Question

The sum of a number and its reciprocal is \[\dfrac{{10}}{3}\], find the numbers.

Answer 1

Hint: We will first let the number as \[x\] and as given in the question that the sum of the number and its reciprocal is equal to \[\dfrac{{10}}{3}\] so, we will follow the statement and find the value of \[x\] from here by solving the statement and hence, we will get the required answer.

Complete step-by-step answer:
We will first let that the number is given by \[x\].
Now, we are given the question that the number and its reciprocal is equal to \[\dfrac{{10}}{3}\]. So, the reciprocal of the number is \[\dfrac{1}{x}\].
Now, we will add the number and its reciprocal and put it equal to \[\dfrac{{10}}{3}\].
Thus, we have,
\[ \Rightarrow x + \dfrac{1}{x} = \dfrac{{10}}{3}\]
Now, we will simplify the above expression to evaluate the value of \[x\] in order to find the number.
Thus, we get,
\[
   \Rightarrow \dfrac{{{x^2} + 1}}{x} = \dfrac{{10}}{3} \\
   \Rightarrow 3{x^2} + 3 = 10x \\
   \Rightarrow 3{x^2} - 10x + 3 = 0 \\
 \]
Further, we will simplify by using the middle term splitting method and find the value of \[x\].
\[
   \Rightarrow 3{x^2} - 9x - x + 3 = 0 \\
   \Rightarrow 3x\left( {x - 3} \right) - 1\left( {x - 3} \right) = 0 \\
   \Rightarrow \left( {x - 3} \right)\left( {3x - 1} \right) = 0 \\
 \]
Now, we will apply the zero-factor property on the above expression, we get,
\[ \Rightarrow x - 3 = 0\] and \[3x - 1 = 0\]
\[ \Rightarrow x = 3\] and \[x = \dfrac{1}{3}\]
Hence, from this, we can conclude that the numbers are 3 and \[\dfrac{1}{3}\].

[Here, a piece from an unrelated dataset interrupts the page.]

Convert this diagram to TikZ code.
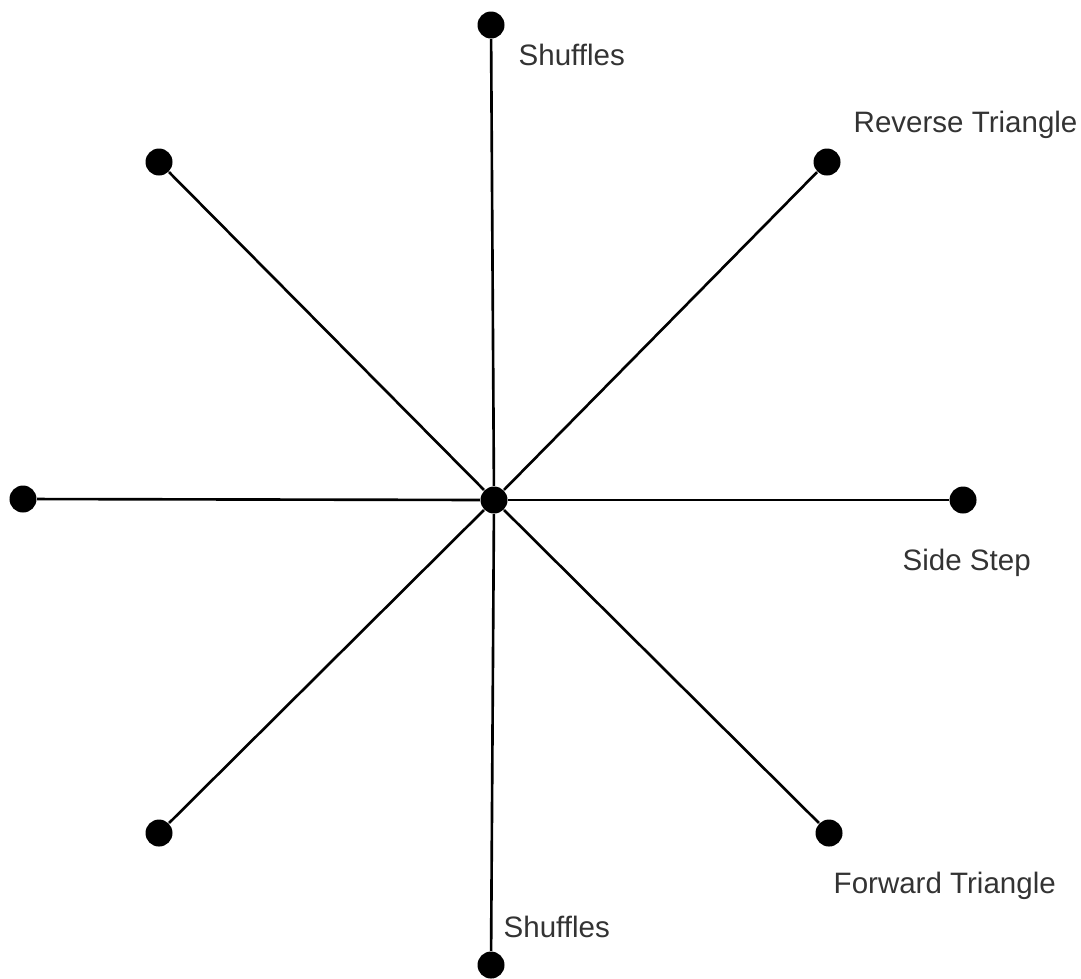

Note: We can find the factors of the equation \[3{x^2} - 10x + 3 = 0\] by using the formula \[x = \dfrac{{ - b \pm \sqrt {{b^2} - 4ac} }}{{2a}}\] also. The reciprocal of any number is calculated by dividing one with that particular number. Zero-factor property is applied to calculate the factors of the equation by substituting it equal to zero.